Porgs are unendingly curious. When they aren’t nearly disintegrating themselves by mistakenly igniting a lightsaber, they’re taking a nibble on their Wookie friend to see if his nickname, “Chewie,” is a literal one. Their babies are called “Porglets” and a group of the creatures is called a “murder;” what’s not to love?
These beautiful little idiots are the latest in the Star Wars franchise’s proud history of inventing the cutest, most lovable creatures in the galaxy. Like the huggable and savage Ewoks of Return of the Jedi, Porgs are evidence that purity and sweetness can exist even in a galaxy relentlessly ruled by an oppressive fascist regime.
Too bad we don’t live in a fictional space world, though—we’re stuck in America, where the closest thing we have to the purity of Ewoks or Porgs is the WeRateDogs Twitter account.

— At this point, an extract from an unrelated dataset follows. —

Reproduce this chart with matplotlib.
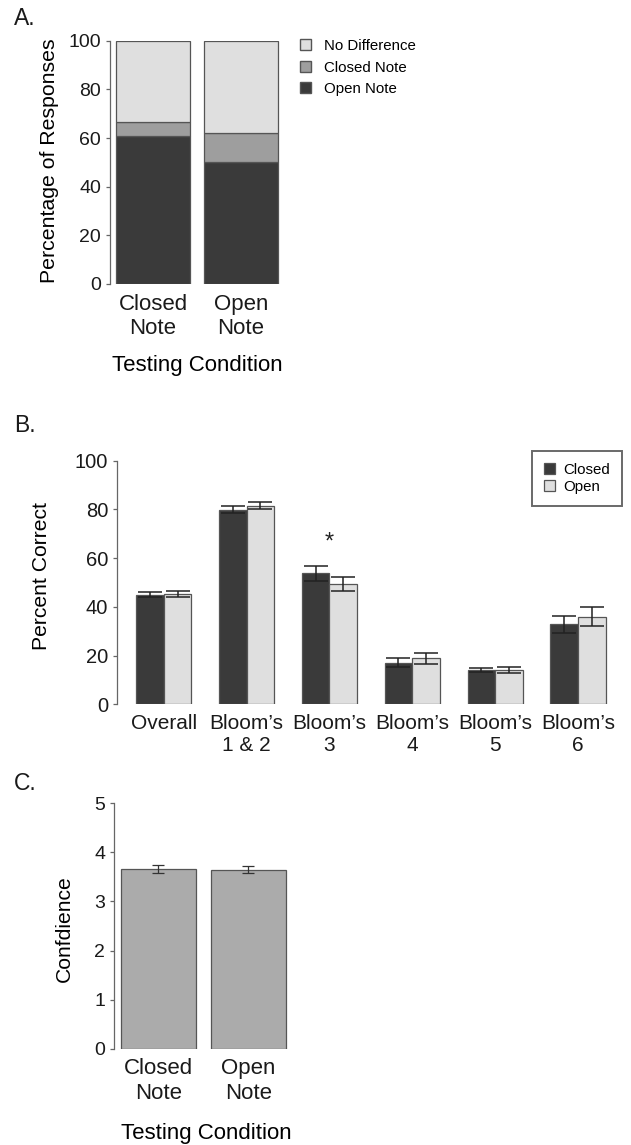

We live in a world where people not only accept our evil empire, they embrace it. The excitement and overall warm reception around the launch of Disney+ is like if the Galactic Senate of the Star Wars prequels paid soon-to-be Emperor Palpatine money to execute Order 66 to turn the clones—ahem, Disney canon—into his own personal army and kill the Jedi Order, younglings included.
Folks, Disney+ is the Death Star and I’m not sure there’s an exhaust port we can use to take it down this time around. As much as I wish it weren’t the case, not even Porgs can save us now.